Re: Does Codd's view of a relational database differ from that of Date & Darwin? [M.Gittens]

From: Jon Heggland <>
Date: Fri, 10 Jun 2005 10:18:01 +0200
Message-ID: <>

In article <42a829dc$0$28531$>, says...
> Here's a thought though:
> Suppose I have a column "col" of a integer type that has an UNKNOWN
> special value using Date & Darwen's scheme.
> Then I do "SELECT COUNT(*) FROM rel WHERE col != 2"
> Now the DBMS will have to understand the semantics of this UNKNOWN
> special value to return a result. Should it return a count ignoring any
> rows that have an UNKNOWN value in that column? I would argue it
> shouldn't, but should return some kind of "unknown" result instead. But

It should return the number of tuples produced by the restriction "rel WHERE col != 2". Anything else would mess up the algebra. In my opinion, the (implementer of the) type for col must determine whether UNKNOWN != 2 evaluates to true or false.

The best answer to this query (though not as it stands, of course) would perhaps be a range. Anyway, the query as given is really underspecified given the presence of UNKNOWNs. What is the user really asking? S/he should be more explicit whether s/he wants the number of tuples where we *know* that col != 2, or those where col *may be* != 2. That may be an argument for rejecting the query, or giving a warning.
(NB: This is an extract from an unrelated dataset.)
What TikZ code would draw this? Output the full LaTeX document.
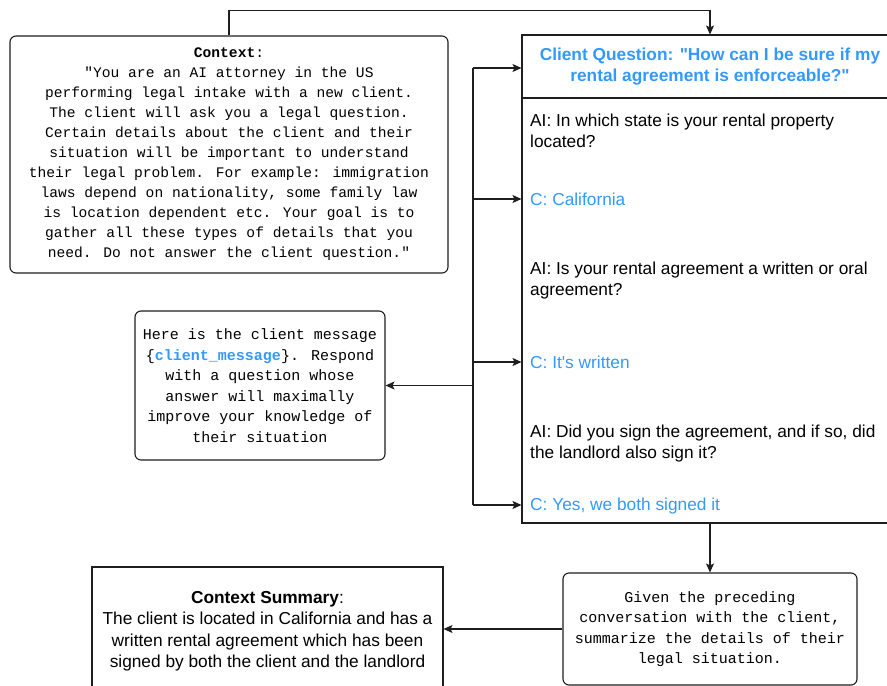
\documentclass[tikz,border=0pt]{standalone}
\usepackage{fontspec}
\setmainfont{Liberation Sans}[Ligatures=TeXOff]
\newfontfamily\monof{Liberation Mono}
\usetikzlibrary{arrows.meta}
\newcommand{\dq}{\char"22\relax}
\definecolor{qblue}{RGB}{51,153,255}
\definecolor{lineg}{RGB}{30,30,30}
\tikzset{
  box/.style={draw=lineg, line width=1.1pt, rounded corners=6pt, inner sep=0pt, align=center, fill=white},
  sqbox/.style={draw=lineg, line width=1.1pt, inner sep=0pt, align=center, fill=white},
  conn/.style={draw=lineg, line width=1.1pt, -{Stealth[length=9pt,width=8pt,inset=2pt]}},
  plain/.style={draw=lineg, line width=1.1pt},
  monotext/.style={font=\monof\fontsize{14.6}{20}\selectfont},
  monotextb/.style={font=\monof\fontsize{15}{20.5}\selectfont},
  sanstext/.style={font=\fontsize{17.3}{21}\selectfont, inner sep=0pt, align=left, anchor=west},
}
\begin{document}
\begin{tikzpicture}[x=1pt,y=-1pt]
\useasboundingbox (0,0) rectangle (887,686);
\clip (0,0) rectangle (887,686);
\fill[white] (0,0) rectangle (887,686);

% Context box
\node[box, monotext, minimum width=438pt, minimum height=237pt] (ctx) at (229,154.5)
{\textbf{Context}:\\
\dq You are an AI attorney in the US\\
performing legal intake with a new client.\\
The client will ask you a legal question.\\
Certain details about the client and their\\
situation will be important to understand\\
their legal problem. For example: immigration\\
laws depend on nationality, some family law\\
is location dependent etc. Your goal is to\\
gather all these types of details that you\\
need. Do not answer the client question.\dq};

% Client question box: header and body
\node[sqbox, minimum width=376pt, minimum height=63pt, text=qblue, font=\bfseries\fontsize{17.3}{21}\selectfont] (hdr) at (710,66.5)
{Client Question: \dq How can I be sure if my\\ rental agreement is enforceable?\dq};
\node[sqbox, minimum width=376pt, minimum height=425pt] (body) at (710,310.5) {};

\node[sanstext] (ai1) at (530,130.5) {AI: In which state is your rental property\\ located?};
\node[sanstext, text=qblue] (c1) at (530,199) {C: California};
\node[sanstext] (ai2) at (530,280.5) {AI: Is your rental agreement a written or oral\\ agreement?};
\node[sanstext, text=qblue] (c2) at (530,362) {C: It's written};
\node[sanstext] (ai3) at (530,443.5) {AI: Did you sign the agreement, and if so, did\\ the landlord also sign it?};
\node[sanstext, text=qblue] (c3) at (530,506) {C: Yes, we both signed it};

% Prompt box
\node[box, monotextb, minimum width=250pt, minimum height=149pt] (prompt) at (260,385.5)
{Here is the client message\\
\{\textcolor{qblue}{\textbf{client\_message}}\}. Respond\\
with a question whose\\
answer will maximally\\
improve your knowledge of\\
their situation};

% Summary prompt box
\node[box, monotextb, minimum width=294pt, minimum height=112pt] (sumq) at (710,629)
{Given the preceding\\
conversation with the client,\\
summarize the details of their\\
legal situation.};

% Context summary box
\node[sqbox, minimum width=351pt, minimum height=128pt, font=\fontsize{17.3}{21.5}\selectfont] (cs) at (267.5,631)
{\textbf{Context Summary}:\\
The client is located in California and has a\\
written rental agreement which has been\\
signed by both the client and the landlord};

% Connectors
\draw[conn] (ctx.north) -- ++(0,-25) -| (hdr.north);

\coordinate (ttop) at (473,68);
\coordinate (tbot) at (473,505);
\coordinate (tmid) at (473,385.5);
\draw[plain] (ttop) -- (tbot);
\draw[conn] (ttop) -- (ttop -| hdr.west);
\draw[conn] (c1.west -| tmid) -- (c1.west -| body.west);
\draw[conn] (c2.west -| tmid) -- (c2.west -| body.west);
\draw[conn] (tbot) -- (tbot -| body.west);
\draw[conn] (tmid) -- (prompt.east);

\draw[conn] (body.south) -- (sumq.north);
\draw[conn] (sumq.west) -- (sumq.west -| cs.east);
\end{tikzpicture}
\end{document}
> what type does it use for the answer? The COUNT aggregate function
> presupposes there exists an integer domain (specifially, a non-negative
> integer domain).

Yes, non-negative integer.

> What about "SELECT SUM(col1) FROM rel where col2 != 5" ?
> If the column col2 (of type type2) can contain special values like
> unknown, then also the type (type1) of column col1 would need a
> "unknown" special value, *even if it was never used directly as an
> attribute*.

No. SUM(col1) should not care how the relation it is summing (rel WHERE col2 != 5) came into existence. This is important for closure.